CK: So I think, it’s about, any coaching is about two things:
One is the subject matter, where you have, that variety of agile frameworks and, this idea of environment. So having knowledge of each one of them, I find, when I work in the industry, many people come knowing only one framework and they think that it’s is the framework to be applied to the organization, which makes it tougher.
Because the organization may not be ready or may one framework may be better than the other framework or a hybrid, maybe better for the organization. So, having more tools in your tool box and knowing how to use your tools is probably one major aspect of coaching.
The other aspect of coaching is about people. Because when we go out and coach, we are coaching the people and these individuals can be categorized into various different backgrounds and processes. And they have their own experiences that they have come through. So you are not going to change them overnight. And, we are not there to change them.

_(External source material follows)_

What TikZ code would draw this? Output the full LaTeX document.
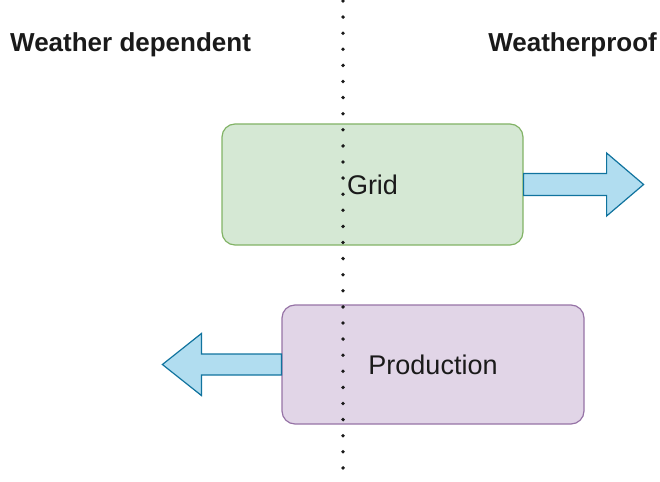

We are there to help them evolve. So having empathy towards them, having the competencies to excite them, to make them feel safe and move from the existing style of working to the newer style of working, helping them unlearn, relearn and, act on what they have learned on, how to help appreciate what they will be moving towards are little steps of success. Rather than thinking about everybody will move at the same pace. Everybody would get perfection are the things that one has to take care of. So I think it is the coaching competency, the human relations part of it, and the agile knowledge of all the different frameworks.
Anthony: CK Thank you so much for your time today. How can people get ahold of you if they want to just connect with you and have a conversation, or if they want to work with you, what would be the best way to get in touch with you?
CK: LinkedIn is the best place – my profile is CK Taneja there, or I can be reached by email: email@example.com
Anthony: That’s awesome. CK, thank you so much for your time today. I look forward to working with you again and learning from you and just having the chance to spend time together.
CK: Thank you very much. Thank you for the opportunity.